## [Materials provided]
= = = =

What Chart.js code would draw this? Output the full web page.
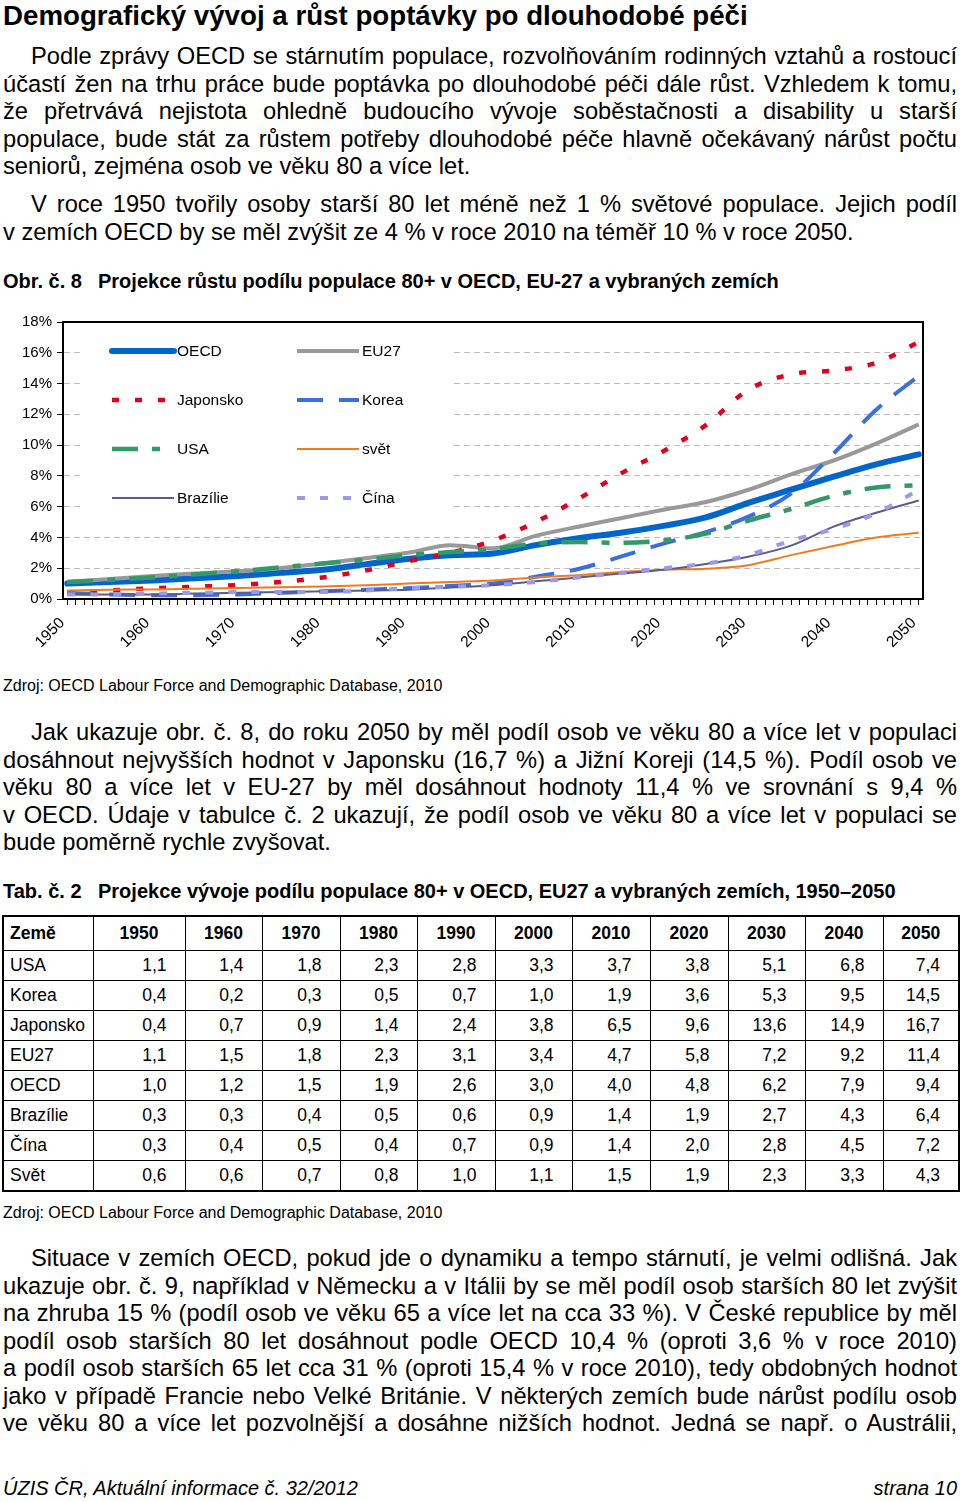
<!DOCTYPE html>
<html lang="cs">
<head>
<meta charset="utf-8">
<title>Demografický vývoj a růst poptávky po dlouhodobé péči</title>
<script src="https://cdn.jsdelivr.net/npm/chart.js@4.4.0/dist/chart.umd.min.js"></script>
<style>
    body {
        margin: 0;
        width: 960px;
        height: 1501px;
        position: relative;
        overflow: hidden;
        background: #fff;
        color: #000;
        font-family: "Liberation Sans", Arial, sans-serif;
    }
    .block { position: absolute; left: 3px; width: 954px; }
    .title { font-weight: bold; font-size: 27.7px; line-height: 32px; }
    .para div { font-size: 23.7px; line-height: 27.5px; height: 27.5px; text-align: justify; text-align-last: justify; }
    .para div.first { text-indent: 28px; }
    .para div.last { text-align-last: left; }
    .caption { font-weight: bold; font-size: 20px; line-height: 24px; }
    .caption span { display: inline-block; width: 95px; }
    .source { font-size: 16px; line-height: 20px; }
    #chartWrap { position: absolute; left: 0; top: 300px; width: 960px; height: 370px; }
    table { position: absolute; left: 2px; top: 915px; width: 956px; border-collapse: collapse; table-layout: fixed; border: 2px solid #000; font-size: 17.5px; }
    td, th { border: 1px solid #000; height: 29px; padding: 0; }
    th { height: 33px; font-weight: bold; text-align: center; }
    th.name, td.name { text-align: left; padding-left: 6px; }
    td.num { text-align: right; padding-right: 18px; }
    .footer { position: absolute; top: 1476px; font-style: italic; font-size: 20px; line-height: 24px; }
</style>
</head>
<body>

<div class="block title" style="top: 0px;">Demografický vývoj a růst poptávky po dlouhodobé péči</div>

<div class="block para" style="top: 43px;">
    <div class="first">Podle zprávy OECD se stárnutím populace, rozvolňováním rodinných vztahů a rostoucí</div>
    <div>účastí žen na trhu práce bude poptávka po dlouhodobé péči dále růst. Vzhledem k tomu,</div>
    <div>že přetrvává nejistota ohledně budoucího vývoje soběstačnosti a disability u starší</div>
    <div>populace, bude stát za růstem potřeby dlouhodobé péče hlavně očekávaný nárůst počtu</div>
    <div class="last">seniorů, zejména osob ve věku 80 a více let.</div>
</div>

<div class="block para" style="top: 191px;">
    <div class="first">V roce 1950 tvořily osoby starší 80 let méně než 1 % světové populace. Jejich podíl</div>
    <div class="last">v zemích OECD by se měl zvýšit ze 4 % v roce 2010 na téměř 10 % v roce 2050.</div>
</div>

<div class="block caption" style="top: 269px;"><span>Obr. č. 8</span>Projekce růstu podílu populace 80+ v OECD, EU-27 a vybraných zemích</div>

<div id="chartWrap"><canvas id="populationChart" width="960" height="370"></canvas></div>

<div class="block source" style="top: 676px;">Zdroj: OECD Labour Force and Demographic Database, 2010</div>

<div class="block para" style="top: 719px;">
    <div class="first">Jak ukazuje obr. č. 8, do roku 2050 by měl podíl osob ve věku 80 a více let v populaci</div>
    <div>dosáhnout nejvyšších hodnot v Japonsku (16,7 %) a Jižní Koreji (14,5 %). Podíl osob ve</div>
    <div>věku 80 a více let v EU-27 by měl dosáhnout hodnoty 11,4 % ve srovnání s 9,4 %</div>
    <div>v OECD. Údaje v tabulce č. 2 ukazují, že podíl osob ve věku 80 a více let v populaci se</div>
    <div class="last">bude poměrně rychle zvyšovat.</div>
</div>

<div class="block caption" style="top: 879px;"><span>Tab. č. 2</span>Projekce vývoje podílu populace 80+ v OECD, EU27 a vybraných zemích, 1950–2050</div>

<table id="shareTable"></table>

<div class="block source" style="top: 1203px;">Zdroj: OECD Labour Force and Demographic Database, 2010</div>

<div class="block para" style="top: 1245px;">
    <div class="first">Situace v zemích OECD, pokud jde o dynamiku a tempo stárnutí, je velmi odlišná. Jak</div>
    <div>ukazuje obr. č. 9, například v Německu a v Itálii by se měl podíl osob starších 80 let zvýšit</div>
    <div>na zhruba 15 % (podíl osob ve věku 65 a více let na cca 33 %). V České republice by měl</div>
    <div>podíl osob starších 80 let dosáhnout podle OECD 10,4 % (oproti 3,6 % v roce 2010)</div>
    <div>a podíl osob starších 65 let cca 31 % (oproti 15,4 % v roce 2010), tedy obdobných hodnot</div>
    <div>jako v případě Francie nebo Velké Británie. V některých zemích bude nárůst podílu osob</div>
    <div>ve věku 80 a více let pozvolnější a dosáhne nižších hodnot. Jedná se např. o Austrálii,</div>
</div>

<div class="footer" style="left: 3px;">ÚZIS ČR, Aktuální informace č. 32/2012</div>
<div class="footer" style="right: 3px;">strana 10</div>

<script>
// Chart data (share of population 80+, %), every 5 years
const years = [1950, 1955, 1960, 1965, 1970, 1975, 1980, 1985, 1990, 1995, 2000,
               2005, 2010, 2015, 2020, 2025, 2030, 2035, 2040, 2045, 2050];
const oecd   = [1.0, 1.1, 1.2, 1.35, 1.5, 1.7, 1.9, 2.25, 2.6, 2.85, 2.95, 3.5, 3.95, 4.3, 4.75, 5.3, 6.25, 7.1, 7.95, 8.75, 9.4];
const eu27   = [1.1, 1.3, 1.5, 1.65, 1.8, 2.0, 2.3, 2.65, 3.0, 3.5, 3.3, 4.1, 4.7, 5.25, 5.8, 6.3, 7.1, 8.1, 9.0, 10.1, 11.35];
const japan  = [0.4, 0.55, 0.7, 0.8, 0.9, 1.1, 1.4, 1.85, 2.45, 3.0, 3.8, 5.0, 6.5, 8.15, 9.6, 11.3, 13.6, 14.6, 14.85, 15.35, 16.7];
const korea  = [0.4, 0.3, 0.25, 0.25, 0.3, 0.4, 0.5, 0.6, 0.7, 0.85, 1.0, 1.45, 1.95, 2.75, 3.6, 4.35, 5.35, 6.85, 9.45, 12.3, 14.5];
const usa    = [1.1, 1.25, 1.4, 1.6, 1.8, 2.05, 2.3, 2.55, 2.85, 3.05, 3.25, 3.6, 3.7, 3.65, 3.8, 4.25, 5.1, 5.85, 6.7, 7.25, 7.4];
const world  = [0.55, 0.6, 0.62, 0.67, 0.72, 0.77, 0.82, 0.9, 1.0, 1.1, 1.2, 1.4, 1.55, 1.75, 1.9, 1.97, 2.2, 2.85, 3.45, 4.0, 4.3];
const brazil = [0.3, 0.3, 0.3, 0.35, 0.4, 0.45, 0.5, 0.55, 0.6, 0.75, 0.9, 1.15, 1.4, 1.65, 1.9, 2.28, 2.75, 3.47, 4.7, 5.6, 6.4];
const china  = [0.3, 0.3, 0.35, 0.4, 0.45, 0.45, 0.45, 0.55, 0.7, 0.8, 0.9, 1.1, 1.4, 1.7, 2.0, 2.3, 2.85, 3.8, 4.55, 5.57, 7.1];

const yTicks = [0, 2, 4, 6, 8, 10, 12, 14, 16, 18];
const xLabelYears = [1950, 1960, 1970, 1980, 1990, 2000, 2010, 2020, 2030, 2040, 2050];

// Table data (Tab. č. 2)
const tableYears = [1950, 1960, 1970, 1980, 1990, 2000, 2010, 2020, 2030, 2040, 2050];
const tableNames = ['USA', 'Korea', 'Japonsko', 'EU27', 'OECD', 'Brazílie', 'Čína', 'Svět'];
const tableUsa    = [1.1, 1.4, 1.8, 2.3, 2.8, 3.3, 3.7, 3.8, 5.1, 6.8, 7.4];
const tableKorea  = [0.4, 0.2, 0.3, 0.5, 0.7, 1.0, 1.9, 3.6, 5.3, 9.5, 14.5];
const tableJapan  = [0.4, 0.7, 0.9, 1.4, 2.4, 3.8, 6.5, 9.6, 13.6, 14.9, 16.7];
const tableEu27   = [1.1, 1.5, 1.8, 2.3, 3.1, 3.4, 4.7, 5.8, 7.2, 9.2, 11.4];
const tableOecd   = [1.0, 1.2, 1.5, 1.9, 2.6, 3.0, 4.0, 4.8, 6.2, 7.9, 9.4];
const tableBrazil = [0.3, 0.3, 0.4, 0.5, 0.6, 0.9, 1.4, 1.9, 2.7, 4.3, 6.4];
const tableChina  = [0.3, 0.4, 0.5, 0.4, 0.7, 0.9, 1.4, 2.0, 2.8, 4.5, 7.2];
const tableWorld  = [0.6, 0.6, 0.7, 0.8, 1.0, 1.1, 1.5, 1.9, 2.3, 3.3, 4.3];

const chartFont = { family: '"Liberation Sans", Arial, sans-serif', size: 15 };

function toPoints(values) {
    return years.map((year, i) => ({ x: year, y: values[i] }));
}

function buildTable() {
    const table = document.getElementById('shareTable');
    const rows = [tableUsa, tableKorea, tableJapan, tableEu27, tableOecd, tableBrazil, tableChina, tableWorld];
    const widths = [90, 92, 77, 78, 77, 78, 77, 78, 78, 77, 78, 76];

    let html = '<colgroup>' + widths.map(w => `<col style="width:${w}px">`).join('') + '</colgroup>';
    html += '<tr><th class="name">Země</th>' + tableYears.map(y => `<th>${y}</th>`).join('') + '</tr>';
    rows.forEach((values, i) => {
        html += `<tr><td class="name">${tableNames[i]}</td>`;
        html += values.map(v => `<td class="num">${v.toFixed(1).replace('.', ',')}</td>`).join('');
        html += '</tr>';
    });
    table.innerHTML = html;
}

// Legend drawn inside the plot, two columns like the original figure
const insideLegend = {
    id: 'insideLegend',
    beforeDatasetsDraw(chart) {
        const ctx = chart.ctx;
        const area = chart.chartArea;
        ctx.save();
        ctx.fillStyle = '#fff';
        ctx.fillRect(area.left + 19, area.top + 8, 371, 192);
        chart.data.datasets.forEach((ds, i) => {
            const col = i % 2;
            const row = Math.floor(i / 2);
            const x0 = area.left + 49 + col * 185;
            const y = area.top + 29 + row * 49;
            ctx.beginPath();
            ctx.strokeStyle = ds.borderColor;
            ctx.lineWidth = ds.borderWidth;
            ctx.lineCap = ds.borderCapStyle || 'butt';
            ctx.setLineDash(ds.borderDash || []);
            ctx.moveTo(x0, y);
            ctx.lineTo(x0 + 62, y);
            ctx.stroke();
            ctx.setLineDash([]);
            ctx.fillStyle = '#000';
            ctx.font = '15.5px "Liberation Sans", Arial, sans-serif';
            ctx.textBaseline = 'middle';
            ctx.fillText(ds.label, x0 + 65, y + 1);
        });
        ctx.restore();
    }
};

// Black frame round the plot area
const plotFrame = {
    id: 'plotFrame',
    afterDraw(chart) {
        const ctx = chart.ctx;
        const a = chart.chartArea;
        ctx.save();
        ctx.strokeStyle = '#000';
        ctx.lineWidth = 2;
        ctx.strokeRect(a.left, a.top, a.right - a.left, a.bottom - a.top);
        ctx.restore();
    }
};

function initChart() {
    const ctx = document.getElementById('populationChart').getContext('2d');
    new Chart(ctx, {
        type: 'line',
        data: {
            datasets: [
                { label: 'OECD', data: toPoints(oecd), borderColor: '#0066CC', borderWidth: 6, borderCapStyle: 'round', order: 8 },
                { label: 'EU27', data: toPoints(eu27), borderColor: '#999999', borderWidth: 4, order: 7 },
                { label: 'Japonsko', data: toPoints(japan), borderColor: '#E3001B', borderWidth: 4.5, borderDash: [7, 16], order: 6 },
                { label: 'Korea', data: toPoints(korea), borderColor: '#3A6FE0', borderWidth: 4, borderDash: [26, 16], order: 5 },
                { label: 'USA', data: toPoints(usa), borderColor: '#339966', borderWidth: 4.5, borderDash: [26, 14, 8, 14], order: 4 },
                { label: 'svět', data: toPoints(world), borderColor: '#F07A1E', borderWidth: 2, order: 3 },
                { label: 'Brazílie', data: toPoints(brazil), borderColor: '#5C5C8A', borderWidth: 2, order: 2 },
                { label: 'Čína', data: toPoints(china), borderColor: '#9999EE', borderWidth: 4, borderDash: [8, 15], order: 1 }
            ]
        },
        options: {
            responsive: false,
            animation: false,
            layout: { padding: { top: 22, right: 37, left: 0, bottom: 0 } },
            elements: {
                point: { radius: 0 },
                line: { cubicInterpolationMode: 'monotone', fill: false }
            },
            plugins: {
                legend: { display: false },
                tooltip: { enabled: false }
            },
            scales: {
                x: {
                    type: 'linear',
                    min: years[0] - 0.5,
                    max: years[years.length - 1] + 0.5,
                    afterBuildTicks: scale => {
                        const ticks = [];
                        for (let y = years[0]; y <= years[years.length - 1]; y++) ticks.push({ value: y });
                        scale.ticks = ticks;
                    },
                    afterFit: scale => { scale.height = 71; },
                    grid: { drawOnChartArea: false, drawTicks: true, tickLength: 6, tickColor: '#000', tickWidth: 1 },
                    border: { color: '#000', width: 2 },
                    ticks: {
                        autoSkip: false,
                        maxRotation: 45,
                        minRotation: 45,
                        padding: 9,
                        labelOffset: -5,
                        color: '#000',
                        font: { family: chartFont.family, size: 15.5 },
                        callback: v => xLabelYears.includes(v) ? String(v) : ''
                    }
                },
                y: {
                    min: yTicks[0],
                    max: yTicks[yTicks.length - 1],
                    afterFit: scale => { scale.width = 63; },
                    ticks: { stepSize: 2, padding: 5, color: '#000', font: chartFont, callback: v => v + '%' },
                    grid: {
                        color: c => (c.tick && (c.tick.value === yTicks[0] || c.tick.value === yTicks[yTicks.length - 1])) ? 'rgba(0,0,0,0)' : '#BDBDBD',
                        tickColor: '#000',
                        tickLength: 6,
                        lineWidth: 1
                    },
                    border: { color: '#000', width: 2, dash: [6, 4] }
                }
            }
        },
        plugins: [insideLegend, plotFrame]
    });
}

document.addEventListener('DOMContentLoaded', function() {
    buildTable();
    initChart();
});
</script>
</body>
</html>
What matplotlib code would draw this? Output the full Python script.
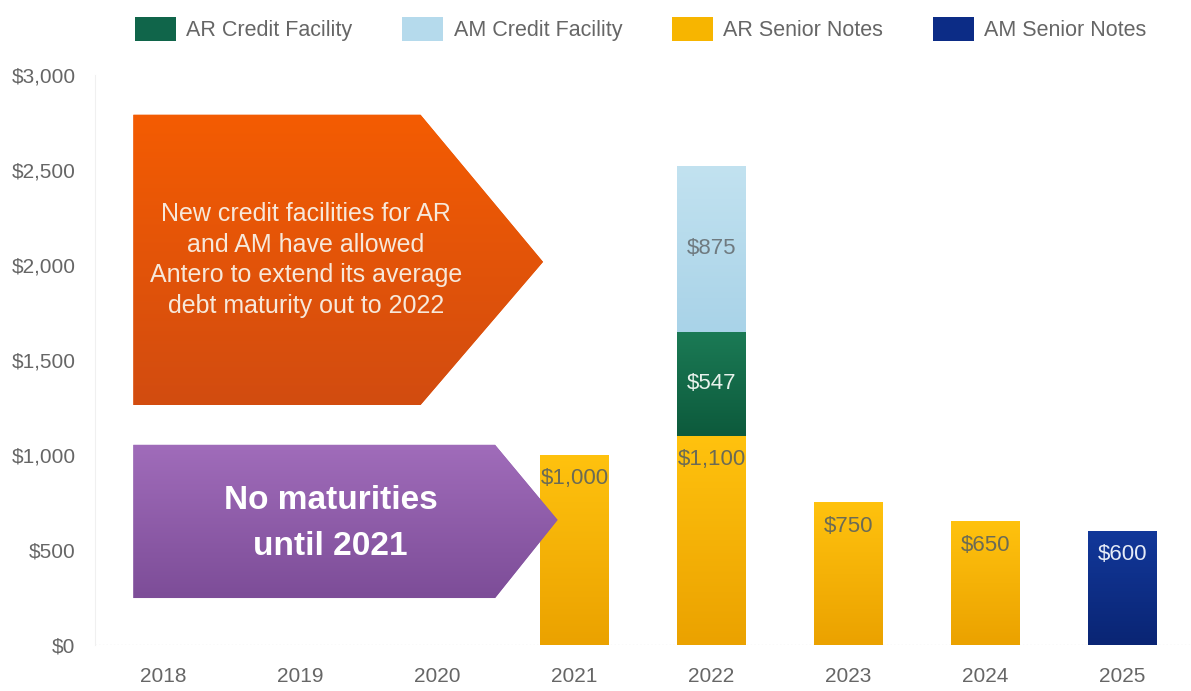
import numpy as np
import matplotlib
matplotlib.use("Agg")
import matplotlib.pyplot as plt
from matplotlib.patches import Polygon, Patch
import matplotlib.colors as mcolors

plt.rcParams['font.family'] = ['Liberation Sans', 'DejaVu Sans']

# Data ($ millions)
years = ['2018', '2019', '2020', '2021', '2022', '2023', '2024', '2025']
ar_senior = [0, 0, 0, 1000, 1100, 750, 650, 0]
ar_credit = [0, 0, 0, 0, 547, 0, 0, 0]
am_credit = [0, 0, 0, 0, 875, 0, 0, 0]
am_senior = [0, 0, 0, 0, 0, 0, 0, 600]
series_names = ['AR Credit Facility', 'AM Credit Facility', 'AR Senior Notes', 'AM Senior Notes']
yticks = [0, 500, 1000, 1500, 2000, 2500, 3000]

# colours: (top, bottom) of gradient
grad = {
    'AR Senior Notes': ('#FFC20E', '#EBA200'),
    'AR Credit Facility': ('#1B7A55', '#0D5A3C'),
    'AM Credit Facility': ('#C2E2F0', '#A9D3E8'),
    'AM Senior Notes': ('#12389A', '#0A2574'),
}
legend_color = {
    'AR Senior Notes': '#F7B500',
    'AR Credit Facility': '#10654A',
    'AM Credit Facility': '#B5DAEC',
    'AM Senior Notes': '#0C2C86',
}
label_color = {
    'AR Senior Notes': '#6b6b55',
    'AR Credit Facility': '#E8F2EC',
    'AM Credit Facility': '#6f7a80',
    'AM Senior Notes': '#E6ECF7',
}


def gradient_fill(ax, patch, top, bottom, extent):
    cmap = mcolors.LinearSegmentedColormap.from_list('g', [bottom, top])
    img = np.linspace(0, 1, 100).reshape(-1, 1)
    im = ax.imshow(img, cmap=cmap, aspect='auto', origin='lower', extent=extent, zorder=patch.get_zorder())
    im.set_clip_path(patch)


fig = plt.figure(figsize=(11.91, 6.91), dpi=100)
ax = fig.add_axes([0.0798, 0.0666, 0.9202, 0.825])

x = np.arange(len(years))
width = 0.5
bottom = np.zeros(len(years))
stack = [('AR Senior Notes', ar_senior), ('AR Credit Facility', ar_credit),
         ('AM Credit Facility', am_credit), ('AM Senior Notes', am_senior)]
for name, vals in stack:
    vals = np.array(vals, dtype=float)
    bars = ax.bar(x, vals, width, bottom=bottom, color=grad[name][0], linewidth=0, zorder=2)
    for i, (b, v) in enumerate(zip(bars, vals)):
        if v <= 0:
            continue
        gradient_fill(ax, b, grad[name][0], grad[name][1],
                      (x[i] - width / 2, x[i] + width / 2, bottom[i], bottom[i] + v))
        if name in ('AM Credit Facility', 'AR Credit Facility'):
            ty = bottom[i] + v / 2
        else:
            ty = bottom[i] + v - 125
        ax.text(x[i], ty, '$' + format(int(v), ','), ha='center', va='center',
                fontsize=16, color=label_color[name], zorder=5)
    bottom += vals

# callout arrows
orange = Polygon([(-0.22, 2790), (1.876, 2790), (2.77, 2016), (1.876, 1263), (-0.22, 1263)],
                 closed=True, facecolor='#E8560A', edgecolor='none', zorder=3)
ax.add_patch(orange)
gradient_fill(ax, orange, '#F45C02', '#D24C10', (-0.22, 2.77, 1263, 2790))
ax.text(1.04, 2025, 'New credit facilities for AR\nand AM have allowed\nAntero to extend its average\ndebt maturity out to 2022',
        ha='center', va='center', fontsize=18, color='#F7E8DA', linespacing=1.34, zorder=5)

purple = Polygon([(-0.22, 1053), (2.42, 1053), (2.876, 658), (2.42, 247), (-0.22, 247)],
                 closed=True, facecolor='#8E5FAA', edgecolor='none', zorder=3)
ax.add_patch(purple)
gradient_fill(ax, purple, '#A06CBA', '#7D4D98', (-0.22, 2.876, 247, 1053))
ax.text(1.22, 637, 'No maturities\nuntil 2021', ha='center', va='center', fontsize=24,
        fontweight='bold', color='white', linespacing=1.62, zorder=5)

ax.set_xlim(-0.5, len(years) - 0.5)
ax.set_ylim(0, 3000)
ax.set_xticks(x)
ax.set_xticklabels(years)
ax.set_yticks(yticks)
ax.set_yticklabels(['$' + format(v, ',') for v in yticks])
ax.tick_params(length=0, labelsize=15, labelcolor='#666666')
ax.tick_params(axis='x', pad=16)
ax.tick_params(axis='y', pad=14)
for s in ['top', 'right', 'bottom']:
    ax.spines[s].set_visible(False)
ax.spines['left'].set_color('#f0f0f0')
ax.axhline(0, color='#e6e6e6', lw=1, ls=':', zorder=1)

handles = [Patch(facecolor=legend_color[n], edgecolor='none') for n in series_names]
fig.legend(handles, series_names, loc='center', bbox_to_anchor=(0.538, 0.958), ncol=4,
           frameon=False, fontsize=15.5, handlelength=1.9, handleheight=1.3, columnspacing=2.3,
           handletextpad=0.5, labelcolor='#666666')

fig.savefig('out.png', dpi=100, facecolor='white')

= = = =

Extract the part of the records that opens with the line containing "What matplotlib code" and closes with the line containing "yticks = [0, 500, 1000, 1500, 2000, 2500, 3000]". Take only those lines, exactly, and no pictures.

What matplotlib code would draw this? Output the full Python script.
import numpy as np
import matplotlib
matplotlib.use("Agg")
import matplotlib.pyplot as plt
from matplotlib.patches import Polygon, Patch
import matplotlib.colors as mcolors

plt.rcParams['font.family'] = ['Liberation Sans', 'DejaVu Sans']

# Data ($ millions)
years = ['2018', '2019', '2020', '2021', '2022', '2023', '2024', '2025']
ar_senior = [0, 0, 0, 1000, 1100, 750, 650, 0]
ar_credit = [0, 0, 0, 0, 547, 0, 0, 0]
am_credit = [0, 0, 0, 0, 875, 0, 0, 0]
am_senior = [0, 0, 0, 0, 0, 0, 0, 600]
series_names = ['AR Credit Facility', 'AM Credit Facility', 'AR Senior Notes', 'AM Senior Notes']
yticks = [0, 500, 1000, 1500, 2000, 2500, 3000]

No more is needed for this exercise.